|Tahōtō pagoda at Sagami-ji|
|Address||1319 Hōjō-chō, Kasai-shi, Hyōgo-ken, 675-2312|
Sagami-ji (酒見寺, or Sagami-dera), is a Shingon Buddhist temple in Kasai, Hyōgo Prefecture, Japan. Its mountain name (sangō) is Senjōsan (泉生山). Emperor Shōmu ordered its construction in the 17th year of the Tenpyō era (745 AD), at the request of Gyōki, a Buddhist priest.
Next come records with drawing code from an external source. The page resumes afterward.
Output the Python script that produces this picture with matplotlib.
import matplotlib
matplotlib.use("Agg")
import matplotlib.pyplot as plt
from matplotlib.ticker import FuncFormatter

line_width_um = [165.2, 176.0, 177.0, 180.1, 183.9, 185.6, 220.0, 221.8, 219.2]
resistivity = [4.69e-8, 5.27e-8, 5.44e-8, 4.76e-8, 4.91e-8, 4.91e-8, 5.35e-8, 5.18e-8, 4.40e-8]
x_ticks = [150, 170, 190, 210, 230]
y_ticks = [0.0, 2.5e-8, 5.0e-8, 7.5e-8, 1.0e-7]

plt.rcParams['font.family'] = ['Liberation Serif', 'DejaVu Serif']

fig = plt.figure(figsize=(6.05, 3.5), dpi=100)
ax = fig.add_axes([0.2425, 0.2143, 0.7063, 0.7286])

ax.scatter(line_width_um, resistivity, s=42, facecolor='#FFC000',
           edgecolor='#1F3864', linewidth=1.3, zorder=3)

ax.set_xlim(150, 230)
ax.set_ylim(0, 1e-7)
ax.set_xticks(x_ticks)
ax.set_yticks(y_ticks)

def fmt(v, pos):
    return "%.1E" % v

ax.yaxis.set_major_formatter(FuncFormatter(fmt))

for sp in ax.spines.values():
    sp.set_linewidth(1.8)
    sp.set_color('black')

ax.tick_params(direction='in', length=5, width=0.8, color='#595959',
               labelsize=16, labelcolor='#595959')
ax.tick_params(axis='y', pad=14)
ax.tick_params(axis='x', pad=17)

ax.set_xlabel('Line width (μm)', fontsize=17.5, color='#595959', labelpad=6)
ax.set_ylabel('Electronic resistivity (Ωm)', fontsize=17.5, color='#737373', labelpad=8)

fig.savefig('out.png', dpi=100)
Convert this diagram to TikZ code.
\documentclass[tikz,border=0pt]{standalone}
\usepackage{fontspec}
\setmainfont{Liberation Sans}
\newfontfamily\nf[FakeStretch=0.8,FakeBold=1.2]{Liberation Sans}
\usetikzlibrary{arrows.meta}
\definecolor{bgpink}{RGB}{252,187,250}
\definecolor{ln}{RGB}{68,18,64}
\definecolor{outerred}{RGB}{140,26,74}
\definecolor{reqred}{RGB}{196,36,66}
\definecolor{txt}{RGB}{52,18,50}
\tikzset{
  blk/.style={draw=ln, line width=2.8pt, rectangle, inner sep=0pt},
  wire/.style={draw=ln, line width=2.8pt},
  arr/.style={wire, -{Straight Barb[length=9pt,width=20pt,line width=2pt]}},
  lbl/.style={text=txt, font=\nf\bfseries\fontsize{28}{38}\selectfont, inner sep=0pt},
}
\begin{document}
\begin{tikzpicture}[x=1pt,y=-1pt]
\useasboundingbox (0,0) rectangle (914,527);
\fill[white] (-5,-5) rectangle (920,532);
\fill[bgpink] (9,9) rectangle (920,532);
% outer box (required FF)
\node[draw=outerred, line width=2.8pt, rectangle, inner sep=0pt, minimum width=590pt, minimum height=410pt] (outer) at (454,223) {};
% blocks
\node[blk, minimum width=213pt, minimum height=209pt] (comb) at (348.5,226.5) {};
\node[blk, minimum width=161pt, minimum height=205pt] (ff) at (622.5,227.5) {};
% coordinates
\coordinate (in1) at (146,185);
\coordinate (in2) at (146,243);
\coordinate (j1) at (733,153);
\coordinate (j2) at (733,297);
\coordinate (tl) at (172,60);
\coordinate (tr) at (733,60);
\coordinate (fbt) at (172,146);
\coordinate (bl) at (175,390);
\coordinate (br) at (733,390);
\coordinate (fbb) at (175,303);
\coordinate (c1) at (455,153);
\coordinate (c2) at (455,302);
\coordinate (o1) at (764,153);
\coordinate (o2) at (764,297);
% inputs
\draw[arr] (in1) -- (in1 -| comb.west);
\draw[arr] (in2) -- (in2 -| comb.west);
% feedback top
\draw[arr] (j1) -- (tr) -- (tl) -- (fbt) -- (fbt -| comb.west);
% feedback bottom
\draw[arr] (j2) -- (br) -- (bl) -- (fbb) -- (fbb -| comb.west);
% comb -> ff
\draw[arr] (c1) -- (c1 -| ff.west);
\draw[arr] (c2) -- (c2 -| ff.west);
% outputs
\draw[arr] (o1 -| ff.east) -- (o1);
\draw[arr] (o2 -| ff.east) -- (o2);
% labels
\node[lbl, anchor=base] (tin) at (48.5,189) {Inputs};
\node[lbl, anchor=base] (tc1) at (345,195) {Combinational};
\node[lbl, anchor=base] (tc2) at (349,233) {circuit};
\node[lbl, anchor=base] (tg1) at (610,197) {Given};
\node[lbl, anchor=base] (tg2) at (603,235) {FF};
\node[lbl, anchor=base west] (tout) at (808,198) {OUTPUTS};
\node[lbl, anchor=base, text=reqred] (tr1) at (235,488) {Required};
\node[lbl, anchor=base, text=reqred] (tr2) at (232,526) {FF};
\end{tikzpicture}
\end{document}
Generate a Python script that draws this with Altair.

According to the temple records, the priest Gyōki received an oracle from Sagami Myōjin (modern Sumiyoshi-jinja) instructing a temple to be built on these grounds. Gyōki took the request to Emperor Shōmu, who then ordered the construction of Sagami-ji. When finished in 745, it was named Sagami after the oracle's origins. Inscriptions on temple plaques record later visits from various emperors and shoguns, including shogun Tokugawa Ieyasu.
The building was badly damaged in the Heiji Rebellion of 1159, and later rebuilt. The main temple was burnt down in conflicts during 1578, and was not rebuilt until the daimyo of Himeji, Honda Tadamasa, agreed to aid the Ikeda clan in its reconstruction.